Now instead of the long-lamented “My DVR” button, I am mysteriously required to press the yellow button. Exactly why yellow is felt to signify DVR I’ve no idea, but I’m sure somebody somewhere has an incredibly good explanation. It just happens to fly over the head of mere mortals (subscribers), without any kind of textual indication (maybe something like “press here for DVR”).

Having pressed yellow -– which we only did in a fit of frustrated and random frenzy of button pushing -– we were then taken to a curious and disjointed list of functions ranging from Parental Controls to the all-too-appropriate Help menu (which, incidentally, didn’t).  

Only when we spotted something along the bottom of the page did we realize that we had to drop down to another menu, scroll sideways two or three times, click again to reveal the holy grail -- the long lost programs we had been hoping we’d recorded.  You can only imagine our joy.

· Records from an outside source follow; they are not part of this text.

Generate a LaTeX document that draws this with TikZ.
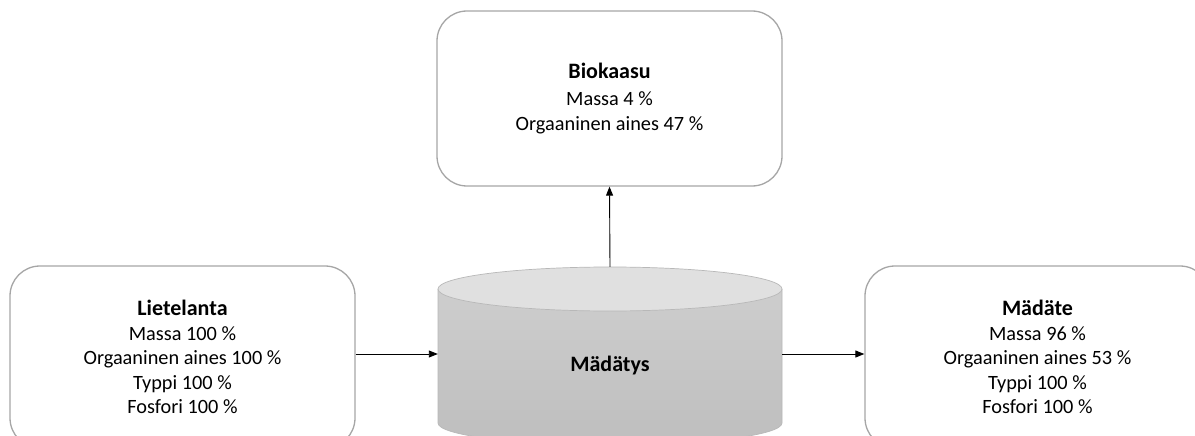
\documentclass[tikz,border=0pt]{standalone}
\usepackage{fontspec}
\setmainfont{Carlito}
\usetikzlibrary{arrows.meta}
\definecolor{boxline}{HTML}{A6A6A6}
\definecolor{cyltop}{HTML}{E0E0E0}
\definecolor{cylbody}{HTML}{C8C8C8}
\newcommand{\ttlfont}{\bfseries\fontsize{22}{25}\selectfont}
\tikzset{
  box/.style={draw=boxline, line width=1.3pt, rounded corners=30pt, fill=white,
    minimum width=345pt, align=center, inner sep=0pt,
    font=\fontsize{20.3}{24.6}\selectfont},
  arr/.style={-{Triangle[length=9pt,width=7pt]}, line width=0.9pt, black},
  cylline/.style={draw=boxline!80, line width=0.7pt},
  ttl/.style={font=\ttlfont}
}
\begin{document}
\begin{tikzpicture}[x=1pt,y=-1pt]
\clip (0,0) rectangle (1195,436);
\fill[white] (0,0) rectangle (1195,436);
% boxes
\node[box, minimum height=175pt] (bio) at (609.5,98.5)
  {{\ttlfont Biokaasu}\\[2pt]Massa 4 \%\\Orgaaninen aines 47 \%};
\node[box, minimum height=182pt] (liete) at (182.5,357)
  {{\ttlfont Lietelanta}\\Massa 100 \%\\Orgaaninen aines 100 \%\\Typpi 100 \%\\Fosfori 100 \%};
\node[box, minimum height=182pt] (madate) at (1037.5,357)
  {{\ttlfont Mädäte}\\Massa 96 \%\\Orgaaninen aines 53 \%\\Typpi 100 \%\\Fosfori 100 \%};
% cylinder
\shade[top color=cylbody!90!white, bottom color=cylbody!95!black]
  (438,289) -- (438,423) arc[start angle=180, end angle=0, x radius=172, y radius=22] -- (782,289) -- cycle;
\draw[cylline] (438,289) -- (438,423) arc[start angle=180, end angle=0, x radius=172, y radius=22] -- (782,289);
\draw[cylline, fill=cyltop] (610,289) ellipse[x radius=172, y radius=22];
\node[inner sep=0pt, minimum width=344pt, minimum height=174pt] (cyl) at (610,354) {};
\node[ttl] (madatys) at (610,366) {Mädätys};
% connectors
\draw[arr] (liete.east |- cyl.west) -- (cyl.west);
\draw[arr] (cyl.east) -- (madate.west |- cyl.east);
\draw[arr] (cyl.north) -- (bio.south);
\end{tikzpicture}
\end{document}
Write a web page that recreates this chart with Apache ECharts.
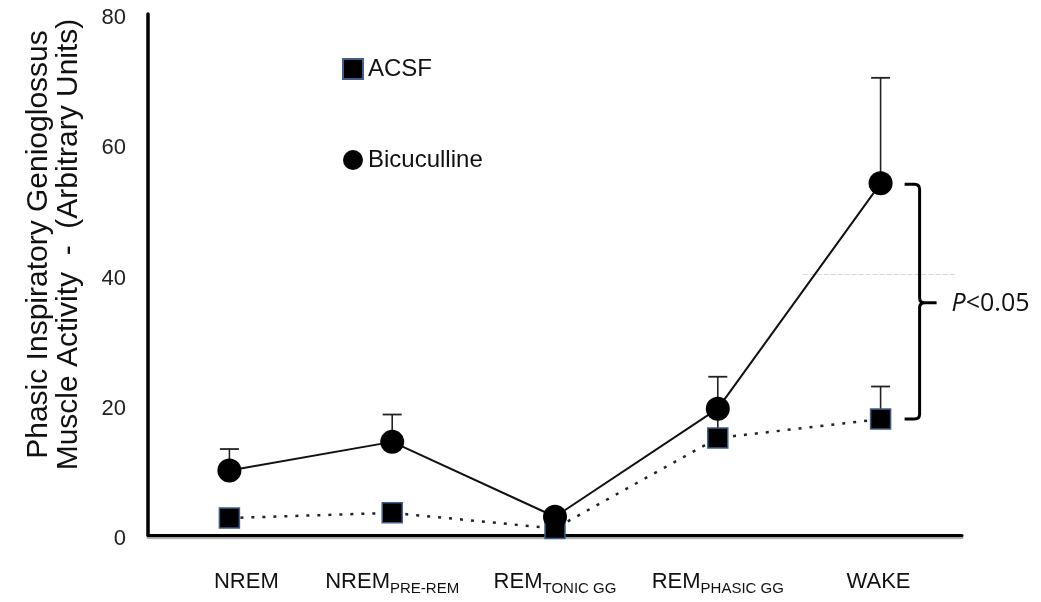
<!DOCTYPE html>
<html>
<head>
<meta charset="utf-8">
<script src="https://cdn.jsdelivr.net/npm/echarts@6/dist/echarts.min.js"></script>
<style>
html,body{margin:0;padding:0;background:#fff;}
#chart{width:1041px;height:602px;}
</style>
</head>
<body>
<div id="chart"></div>
<script>
// ---- data ----
const catMain = ['NREM', 'NREM', 'REM', 'REM', 'WAKE'];
const catSub = ['', 'PRE-REM', 'TONIC GG', 'PHASIC GG', ''];
const seriesNames = ['ACSF', 'Bicuculline'];
const acsf = [2.6, 3.4, 1.0, 14.9, 17.8];
const acsfErrTop = [null, null, null, 19.0, 22.8];
const bic = [9.9, 14.3, 2.8, 19.4, 54.0];
const bicErrTop = [13.2, 18.5, null, 24.3, 70.2];
const yMin = 0, yMax = 80, yStep = 20;
const sigLabel = ['P', '<0.05'];
const sigIndex = 4;

const FONT = '"Liberation Sans", Arial, sans-serif';

function errData(vals, tops) {
  const out = [];
  vals.forEach((v, i) => { if (tops[i] != null) out.push([i, v, tops[i]]); });
  return out;
}

function renderErr(params, api) {
  const i = api.value(0);
  const p0 = api.coord([i, api.value(1)]);
  const p1 = api.coord([i, api.value(2)]);
  const hw = 9.5;
  return {
    type: 'group',
    children: [
      { type: 'line', shape: { x1: p0[0], y1: p0[1], x2: p1[0], y2: p1[1] },
        style: { stroke: '#222', lineWidth: 1.6 } },
      { type: 'line', shape: { x1: p1[0] - hw, y1: p1[1], x2: p1[0] + hw, y2: p1[1] },
        style: { stroke: '#222', lineWidth: 1.8 } }
    ]
  };
}

function renderBracket(params, api) {
  const i = api.value(0);
  const pT = api.coord([i, api.value(1)]);
  const pB = api.coord([i, api.value(2)]);
  const pG = api.coord([i, api.value(3)]);
  const x0 = pT[0] + 24, x1 = pT[0] + 39, x2 = pT[0] + 56;
  const top = pT[1] + 1, bot = pB[1], mid = (top + bot) / 2 + 1;
  const r = 5;
  const path = 'M' + x0 + ',' + top + ' L' + (x1 - r) + ',' + top +
    ' Q' + x1 + ',' + top + ' ' + x1 + ',' + (top + r) +
    ' L' + x1 + ',' + (mid - r) +
    ' Q' + x1 + ',' + mid + ' ' + (x1 + r) + ',' + mid +
    ' L' + x2 + ',' + mid +
    ' M' + (x1 + r) + ',' + mid +
    ' Q' + x1 + ',' + mid + ' ' + x1 + ',' + (mid + r) +
    ' L' + x1 + ',' + (bot - r) +
    ' Q' + x1 + ',' + bot + ' ' + (x1 - r) + ',' + bot +
    ' L' + x0 + ',' + bot;
  return {
    type: 'group',
    children: [
      { type: 'line', z2: -10, shape: { x1: pT[0] - 78, y1: pG[1], x2: pT[0] + 74, y2: pG[1] },
        style: { stroke: '#d6d6d6', lineWidth: 1, lineDash: [5, 2] } },
      { type: 'path', shape: { pathData: path },
        style: { stroke: '#000', lineWidth: 3, fill: null } },
      { type: 'text', style: { x: x2 + 15, y: mid + 1, text: '{i|' + sigLabel[0] + '}{n|' + sigLabel[1] + '}',
        verticalAlign: 'middle', align: 'left',
        rich: {
          i: { fontStyle: 'italic', fontSize: 25, fontFamily: '"Open Sans", sans-serif', fill: '#111' },
          n: { fontSize: 25, fontFamily: '"Open Sans", sans-serif', fill: '#111' }
        } } }
    ]
  };
}

const chart = echarts.init(document.getElementById('chart'), null, { renderer: 'canvas' });
chart.setOption({
  animation: false,
  backgroundColor: '#fff',
  grid: { left: 148, top: 14, width: 814, height: 521 },
  legend: {
    data: [{ name: seriesNames[0], icon: 'rect' }, { name: seriesNames[1], icon: 'circle' }],
    orient: 'vertical',
    left: 337, top: 52,
    itemWidth: 20, itemHeight: 20, itemGap: 67,
    textStyle: { fontSize: 24, color: '#111', fontFamily: FONT, lineHeight: 20 }
  },
  xAxis: {
    type: 'category',
    data: catMain.map((m, i) => i),
    boundaryGap: true,
    axisLine: { lineStyle: { color: '#000', width: 3, shadowColor: 'rgba(0,0,0,0.35)', shadowOffsetY: 2, shadowBlur: 1 } },
    axisTick: { show: false },
    axisLabel: {
      interval: 0,
      margin: 32,
      formatter: (v, i) => '{' + (i === 0 ? 'm0' : 'm') + '|' + catMain[i] + '}{s|' + (catSub[i] || ' ') + '}',
      rich: {
        m: { fontSize: 22, color: '#111', fontFamily: FONT },
        m0: { fontSize: 22, color: '#111', fontFamily: FONT, padding: [0, 0, 0, 38] },
        s: { fontSize: 15, color: '#111', fontFamily: FONT, padding: [14, 0, 0, 0] }
      }
    },
    splitLine: { show: false }
  },
  yAxis: {
    type: 'value',
    min: yMin, max: yMax, interval: yStep,
    axisLine: { show: true, lineStyle: { color: '#000', width: 3.5 } },
    axisTick: { show: false },
    splitLine: { show: false },
    axisLabel: {
      margin: 22,
      formatter: '{v|{value}}',
      rich: { v: { fontSize: 22, color: '#222', fontFamily: FONT, padding: [8, 0, 0, 0] } }
    },
    name: 'Phasic Inspiratory Genioglossus\nMuscle Activity  -  (Arbitrary Units)',
    nameLocation: 'middle',
    nameRotate: 90,
    nameGap: 64,
    nameTextStyle: { fontSize: 30, lineHeight: 30, color: '#111', fontFamily: FONT, padding: [0, 0, 0, 60] }
  },
  series: [
    {
      type: 'custom', name: 'errA', z: 1, silent: true,
      data: errData(acsf, acsfErrTop), encode: { x: 0, y: [1, 2] },
      renderItem: renderErr
    },
    {
      type: 'custom', name: 'errB', z: 1, silent: true,
      data: errData(bic, bicErrTop), encode: { x: 0, y: [1, 2] },
      renderItem: renderErr
    },
    {
      type: 'custom', name: 'sig', z: 1, silent: true,
      data: [[sigIndex, bic[sigIndex], acsf[sigIndex], 40]], encode: { x: 0, y: [1, 2] },
      renderItem: renderBracket
    },
    {
      name: 'ACSF', type: 'line', z: 3,
      data: acsf,
      symbol: 'rect', symbolSize: 20,
      itemStyle: { color: '#000', borderColor: '#3d5f8a', borderWidth: 1.5 },
      lineStyle: { color: '#222', width: 2.5, type: [3, 8] }
    },
    {
      name: 'Bicuculline', type: 'line', z: 4,
      data: bic,
      symbol: 'circle', symbolSize: 24,
      itemStyle: { color: '#000', borderWidth: 0 },
      lineStyle: { color: '#111', width: 2 }
    }
  ]
});
</script>
</body>
</html>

At that point, I wanted to write this article but felt it was unfair to do so.  No doubt this would become a familiar process and ultimately become easy and familiar as past experiences. Well six months later, I can affirm that is not the case.  To use a bit of technical user experience jargon, this sucks mightily.  I still defer to others when trying to use the DVR and regard the whole interface as an abomination.

Trying to sort through VOD content -- free or otherwise -- is equally difficult, and I’m convinced there are whole sections of programming inventory that I’ve never found. A kind of mythical VOD graveyard where programs die from never being watched.

While this may not be the case with every MSO, I find it incredible that one of the larger players can still provide this kind of service.  If this is the kind of user experience that stands to greet the age of enhanced TV and that will support the promise of return path data and transactions, I fear there will much disappointment ahead.